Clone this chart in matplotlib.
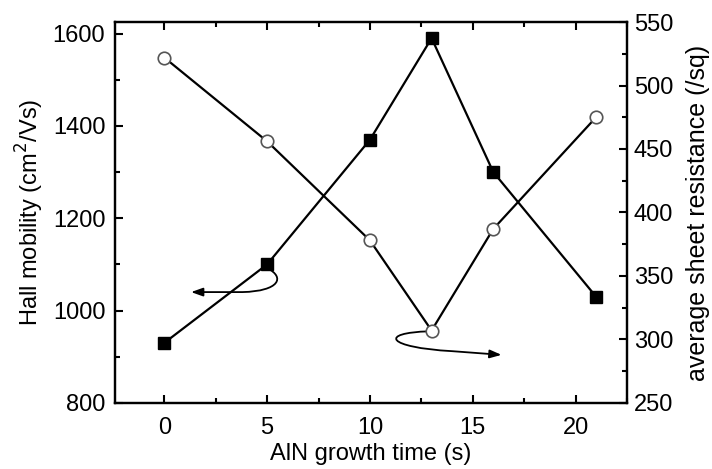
import matplotlib.pyplot as plt
import numpy as np
from matplotlib.path import Path
from matplotlib.patches import FancyArrowPatch
from matplotlib.ticker import MultipleLocator

plt.rcParams['font.family'] = ['Liberation Sans', 'DejaVu Sans']

# data
growth_time = [0, 5, 10, 13, 16, 21]
hall_mobility = [930, 1100, 1370, 1590, 1300, 1030]
sheet_resistance = [522, 456, 378, 307, 387, 475]

fs = 17
fig = plt.figure(figsize=(7.12, 4.69), dpi=100)
ax = fig.add_axes([0.1615, 0.141, 0.719, 0.812])
ax2 = ax.twinx()

ax.plot(growth_time, hall_mobility, color='black', lw=1.6, marker='s',
        ms=8.5, mfc='black', mec='black', zorder=3)
ax2.plot(growth_time, sheet_resistance, color='black', lw=1.6, marker='o',
         ms=9, mfc='white', mec='#555555', mew=1.2, zorder=3)

ax.set_xlim(-2.4, 22.5)
ax.set_ylim(800, 1625)
ax2.set_ylim(250, 550)

ax.xaxis.set_major_locator(MultipleLocator(5))
ax.xaxis.set_minor_locator(MultipleLocator(2.5))
ax.yaxis.set_major_locator(MultipleLocator(200))
ax.yaxis.set_minor_locator(MultipleLocator(100))
ax2.yaxis.set_major_locator(MultipleLocator(50))
ax2.yaxis.set_minor_locator(MultipleLocator(25))

ax.tick_params(axis='x', which='both', direction='in', top=True,
               labelsize=fs, pad=10)
ax.tick_params(axis='y', which='both', direction='in', labelsize=fs, pad=7)
ax.tick_params(which='major', length=6, width=1.5)
ax.tick_params(which='minor', length=3.5, width=1.5)
ax2.tick_params(axis='y', which='both', direction='in', labelsize=fs, pad=5)
ax2.tick_params(which='major', length=6, width=1.5)
ax2.tick_params(which='minor', length=3.5, width=1.5)

for a in (ax, ax2):
    for s in a.spines.values():
        s.set_linewidth(1.6)

ax.set_xlabel('AlN growth time (s)', fontsize=fs, labelpad=3)
ax.set_ylabel('Hall mobility (cm$^2$/Vs)', fontsize=fs, labelpad=5)
ax2.set_ylabel('average sheet resistance (/sq)', fontsize=18, labelpad=9)

# curved arrows pointing to the matching axes
p1 = Path([(5.0, 1092), (5.9, 1072), (5.6, 1042), (3.8, 1040), (1.3, 1040)],
          [Path.MOVETO, Path.CURVE4, Path.CURVE4, Path.CURVE4, Path.LINETO])
ax.add_patch(FancyArrowPatch(path=p1, arrowstyle='-|>,head_length=7,head_width=2.5',
                             color='black', lw=1.3, zorder=4))
p2 = Path([(12.9, 955), (10.4, 952), (10.8, 920), (14.0, 912), (16.4, 904)],
          [Path.MOVETO, Path.CURVE4, Path.CURVE4, Path.CURVE4, Path.LINETO])
ax.add_patch(FancyArrowPatch(path=p2, arrowstyle='-|>,head_length=7,head_width=2.5',
                             color='black', lw=1.3, zorder=4))

fig.savefig('out.png', dpi=100)
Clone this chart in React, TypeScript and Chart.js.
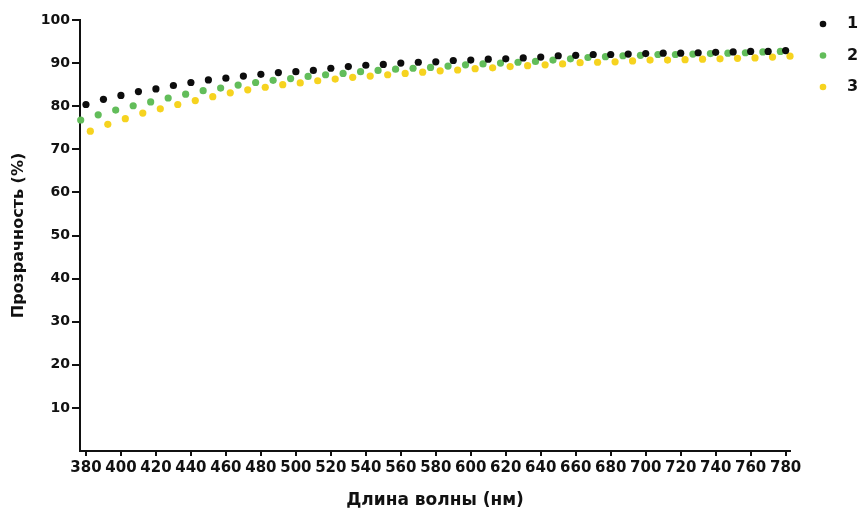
import React, { useEffect, useRef } from "react";
import { Chart, registerables } from "chart.js";

Chart.register(...registerables);

// Wavelength (nm)
const wavelengths = [
  380, 390, 400, 410, 420, 430, 440, 450, 460, 470, 480, 490, 500, 510, 520, 530, 540, 550, 560, 570,
  580, 590, 600, 610, 620, 630, 640, 650, 660, 670, 680, 690, 700, 710, 720, 730, 740, 750, 760, 770, 780,
];

// Transparency (%)
const series1 = [
  80.4, 81.6, 82.5, 83.4, 84.0, 84.8, 85.5, 86.1, 86.5, 87.0, 87.4, 87.8, 88.0, 88.3, 88.8, 89.2, 89.5, 89.7, 90.0, 90.2,
  90.3, 90.6, 90.7, 90.9, 91.0, 91.2, 91.4, 91.7, 91.8, 92.0, 92.0, 92.1, 92.2, 92.3, 92.3, 92.4, 92.5, 92.6, 92.7, 92.7, 92.9,
];
const series2 = [
  76.8, 78.0, 79.1, 80.1, 81.0, 81.9, 82.8, 83.6, 84.2, 84.9, 85.5, 86.0, 86.4, 86.9, 87.3, 87.6, 88.0, 88.3, 88.6, 88.8,
  89.0, 89.3, 89.6, 89.8, 90.0, 90.2, 90.4, 90.7, 91.0, 91.3, 91.5, 91.7, 91.8, 92.0, 92.0, 92.1, 92.2, 92.3, 92.4, 92.6, 92.7,
];
const series3 = [
  74.2, 75.8, 77.1, 78.4, 79.4, 80.4, 81.3, 82.2, 83.1, 83.8, 84.4, 85.0, 85.4, 85.9, 86.3, 86.7, 87.0, 87.3, 87.6, 87.9,
  88.2, 88.4, 88.7, 88.9, 89.2, 89.4, 89.6, 89.8, 90.1, 90.2, 90.3, 90.5, 90.7, 90.7, 90.8, 90.9, 91.0, 91.1, 91.2, 91.4, 91.6,
];

const seriesLabels = ["1", "2", "3"];
const xTicks = [380, 400, 420, 440, 460, 480, 500, 520, 540, 560, 580, 600, 620, 640, 660, 680, 700, 720, 740, 760, 780];
const yTicks = [10, 20, 30, 40, 50, 60, 70, 80, 90, 100];

const xTitle = "Длина волны (нм)";
const yTitle = "Прозрачность (%)";

// styles
const colors = ["#0d0d0d", "#62bd5a", "#f6d31f"];
const nudges = [0, -3, 2.5]; // horizontal dodge per series (nm)
const FONT = "'DejaVu Sans', 'Liberation Sans', Arial, sans-serif";

const sideLegend = {
  id: "sideLegend",
  afterDraw(chart: any, _args: any, opts: any) {
    const ctx = chart.ctx;
    ctx.save();
    chart.data.datasets.forEach((ds: any, i: number) => {
      const y = opts.top + i * opts.spacing;
      ctx.beginPath();
      ctx.arc(opts.dotX, y, opts.radius, 0, Math.PI * 2);
      ctx.fillStyle = ds.backgroundColor;
      ctx.fill();
      ctx.fillStyle = "#111";
      ctx.font = `bold ${opts.fontSize}px ${FONT}`;
      ctx.textAlign = "left";
      ctx.textBaseline = "middle";
      ctx.fillText(ds.label, opts.textX, y);
    });
    ctx.restore();
  },
};

export default function App() {
  const ref = useRef<HTMLCanvasElement | null>(null);

  useEffect(() => {
    if (!ref.current) return;
    const all = [series1, series2, series3];
    const chart = new Chart(ref.current, {
      type: "scatter",
      data: {
        datasets: all.map((s, i) => ({
          label: seriesLabels[i],
          data: s.map((v, j) => ({ x: wavelengths[j] + nudges[i], y: v })),
          backgroundColor: colors[i],
          borderColor: colors[i],
          pointRadius: 3.6,
          pointBorderWidth: 0,
          pointHoverRadius: 3.6,
          clip: false,
        })),
      },
      plugins: [sideLegend],
      options: {
        responsive: false,
        animation: false,
        events: [],
        layout: { padding: { top: 20, right: 73, left: 0, bottom: 0 } },
        plugins: {
          legend: { display: false },
          tooltip: { enabled: false },
          sideLegend: { dotX: 823, textX: 847, top: 24, spacing: 31.5, radius: 3.3, fontSize: 16 },
        } as any,
        scales: {
          x: {
            type: "linear",
            min: 376.6,
            max: 782.5,
            afterBuildTicks: (scale: any) => {
              scale.ticks = xTicks.map((v) => ({ value: v }));
            },
            afterFit: (scale: any) => {
              scale.height = 61;
            },
            ticks: {
              autoSkip: false,
              maxRotation: 0,
              padding: 3,
              color: "#111",
              font: { family: FONT, size: 15, weight: "bold" },
              callback: (v: any) => String(v),
            },
            grid: { drawOnChartArea: false, color: "#111", lineWidth: 2, tickLength: 5 },
            border: { color: "#111", width: 2 },
            title: {
              display: true,
              text: xTitle,
              color: "#111",
              font: { family: FONT, size: 17, weight: "bold" },
              padding: { top: 0, bottom: 1 },
            },
          },
          y: {
            type: "linear",
            min: 0,
            max: 100,
            afterBuildTicks: (scale: any) => {
              scale.ticks = yTicks.map((v) => ({ value: v }));
            },
            afterFit: (scale: any) => {
              scale.width = 80;
            },
            ticks: {
              padding: 2,
              color: "#111",
              font: { family: FONT, size: 14, weight: "bold" },
              callback: (v: any) => String(v),
            },
            grid: { drawOnChartArea: false, color: "#111", lineWidth: 2, tickLength: 8 },
            border: { color: "#111", width: 2 },
            title: {
              display: true,
              text: yTitle,
              color: "#111",
              font: { family: FONT, size: 16, weight: "bold" },
              padding: { top: 9, bottom: 0 },
            },
          },
        },
      },
    });
    return () => chart.destroy();
  }, []);

  return (
    <div style={{ position: "fixed", left: 0, top: 0, width: 863, height: 512, background: "#fff" }}>
      <canvas ref={ref} width={863} height={512} style={{ display: "block" }} />
    </div>
  );
}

##############################

Job. Exactly as written, repeat the lines from the beginning of the entries up to and including the line with "plt.rcParams['font.family'] = ['Liberation", but not the pictures.

Solution to this task.
Clone this chart in matplotlib.
import matplotlib.pyplot as plt
import numpy as np
from matplotlib.path import Path
from matplotlib.patches import FancyArrowPatch
from matplotlib.ticker import MultipleLocator

plt.rcParams['font.family'] = ['Liberation Sans', 'DejaVu Sans']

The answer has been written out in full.